Money from the DUP's Tory deal needs to be quickly translated into construction projects in Northern Ireland, a senior economist said.
The building industry suffered a 0.1 percentage point dip in the first three months of this year and with predictions of slowing growth the £1.5 billion package needs to become reality, Ulster Bank's chief economist in Northern Ireland Richard Ramsey added.
Projects like the York Street Interchange allowing the free flow of traffic between three Belfast motorways have been given the green light after the UK Government said it will provide £200 million for infrastructure development as part of the DUP agreement.
Mr Ramsey said: "Construction seems to be having a dip in the first quarter.

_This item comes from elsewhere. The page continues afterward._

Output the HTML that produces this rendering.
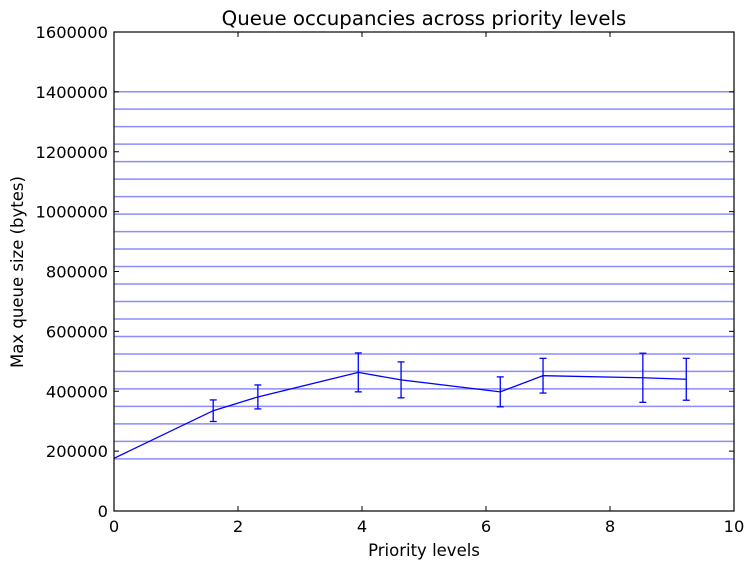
<!DOCTYPE html>
<html><head><meta charset="utf-8"><style>
html,body{margin:0;padding:0;background:#fff;}
svg{display:block;font-family:"DejaVu Sans","Liberation Sans",sans-serif;}
</style></head><body>
<svg id="chart" width="754" height="570" viewBox="0 0 754 570">
<rect x="0" y="0" width="754" height="570" fill="#fff"/>
<g id="hlines"></g>
<g id="series"></g>
<rect x="114" y="32" width="620" height="479" fill="none" stroke="#000" stroke-width="1.2"/>
<g id="axes"></g>
<text x="424" y="25" text-anchor="middle" font-size="19.8">Queue occupancies across priority levels</text>
<text x="424" y="556" text-anchor="middle" font-size="16.5">Priority levels</text>
<text x="23" y="272" text-anchor="middle" font-size="16.5" transform="rotate(-90 23 272)">Max queue size (bytes)</text>
</svg>
<script>
const xVals = [0, 1.60, 2.32, 3.94, 4.63, 6.23, 6.92, 8.53, 9.23];
const yVals = [176000, 335000, 381000, 463000, 438000, 398000, 452000, 445000, 440000];
const errVals = [0, 36000, 40000, 65000, 60000, 50000, 58000, 82000, 70000];
const refLines = [1400600, 1342200, 1283800, 1225400, 1167000, 1108600, 1050200, 991800, 933400, 875000, 816600, 758200, 699800, 641400, 583000, 524600, 466200, 407800, 349400, 291000, 232600, 174200];
const xTicks = [0, 2, 4, 6, 8, 10];
const yTicks = [0, 200000, 400000, 600000, 800000, 1000000, 1200000, 1400000, 1600000];

const NS = "http://www.w3.org/2000/svg";
const X0 = 114, X1 = 734, Y0 = 511, Y1 = 32;
function sx(v){ return X0 + (v - 0) / 10 * (X1 - X0); }
function sy(v){ return Y0 - v / 1600000 * (Y0 - Y1); }
function mk(tag, attrs, parent){
  const e = document.createElementNS(NS, tag);
  for (const k in attrs) e.setAttribute(k, attrs[k]);
  parent.appendChild(e);
  return e;
}
const hl = document.getElementById('hlines');
refLines.forEach(v => {
  const l = mk('line', {x1: X0, x2: X1, y1: sy(v), y2: sy(v), stroke: '#8c8cff', 'stroke-width': 1.5}, hl);
  
  
});
const sg = document.getElementById('series');
const pts = xVals.map((x, i) => sx(x).toFixed(2) + ',' + sy(yVals[i]).toFixed(2)).join(' ');
const pl = mk('polyline', {points: pts, fill: 'none', stroke: '#0000ff', 'stroke-width': 1.3}, sg);


xVals.forEach((x, i) => {
  if (!errVals[i]) return;
  const cx = sx(x), t = sy(yVals[i] + errVals[i]), b = sy(yVals[i] - errVals[i]);
  const g = mk('g', {stroke: '#0000ff', 'stroke-width': 1.3}, sg);
  
  
  mk('line', {x1: cx, x2: cx, y1: t, y2: b}, g);
  mk('line', {x1: cx - 3.5, x2: cx + 3.5, y1: t, y2: t}, g);
  mk('line', {x1: cx - 3.5, x2: cx + 3.5, y1: b, y2: b}, g);
});
const ax = document.getElementById('axes');
xTicks.forEach(v => {
  const x = sx(v);
  mk('line', {x1: x, x2: x, y1: Y0, y2: Y0 - 5, stroke: '#000'}, ax);
  mk('line', {x1: x, x2: x, y1: Y1, y2: Y1 + 5, stroke: '#000'}, ax);
  const t = mk('text', {x: x, y: Y0 + 21, 'text-anchor': 'middle', 'font-size': 16.3}, ax);
  t.textContent = v;
  
  
});
yTicks.forEach(v => {
  const y = sy(v);
  mk('line', {x1: X0, x2: X0 + 5, y1: y, y2: y, stroke: '#000'}, ax);
  mk('line', {x1: X1, x2: X1 - 5, y1: y, y2: y, stroke: '#000'}, ax);
  const t = mk('text', {x: X0 - 6, y: y + 6, 'text-anchor': 'end', 'font-size': 16.3}, ax);
  t.textContent = v;
  
  
});
</script>
</body></html>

"Infrastructure investment has fallen quite significantly and we have heard a lot about the Westminster deal, with the DUP getting their £1.5 billion that goes for infrastructure and investment.

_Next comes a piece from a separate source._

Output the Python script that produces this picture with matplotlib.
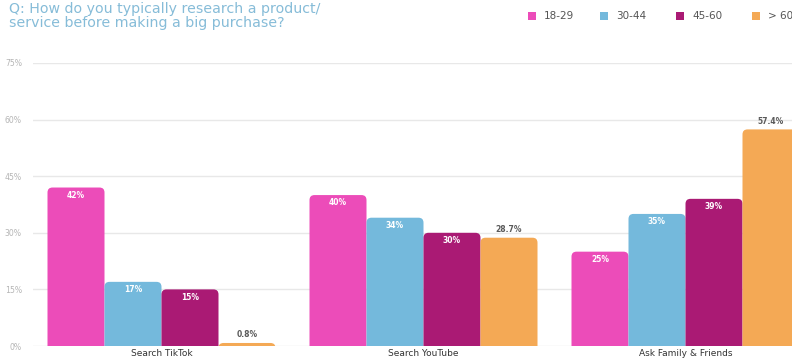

"When you look at these figures that is much-needed investment."
An economic bulletin said output in the construction sector had fallen over the first three months of this year.
Mr Ramsey added: "These figures are highlighting that that (DUP deal) needs to be quickly translated from paper to quickly get that money into the projects and getting moving on the projects."
The York Street Interchange will involve an underpass and bridge and is designed to improve links between the M1, M2 and M3. More than 100,000 vehicles pass through it daily.
Mr Ramsey said there still were not enough houses available and the construction industry needed a boost.
According to the Northern Ireland Composite Economic Index, published on Thursday by the Northern Ireland Statistics & Research Agency, economic output increased by 0.3% over the quarter to March this year.
The increase was driven by the services sector.
The production and public sector jobs index have remained relatively static. Construction fell by 0.1 percentage points.
Northern Ireland's annual growth rate is similar to the UK as a whole but below the Republic of Ireland.
Mr Ramsey said the country's economic output was still less than what it was a decade ago.
He linked much of the fallen output to the housing downturn following the bubble between 2005 and 2007.
"It was the biggest downturn in UK history so it is still recovering from that.
"Our recession was deeper, longer and the recovery was weaker than the rest of the UK and that is due to the type of recession we had which was highly concentrated on the housing bust."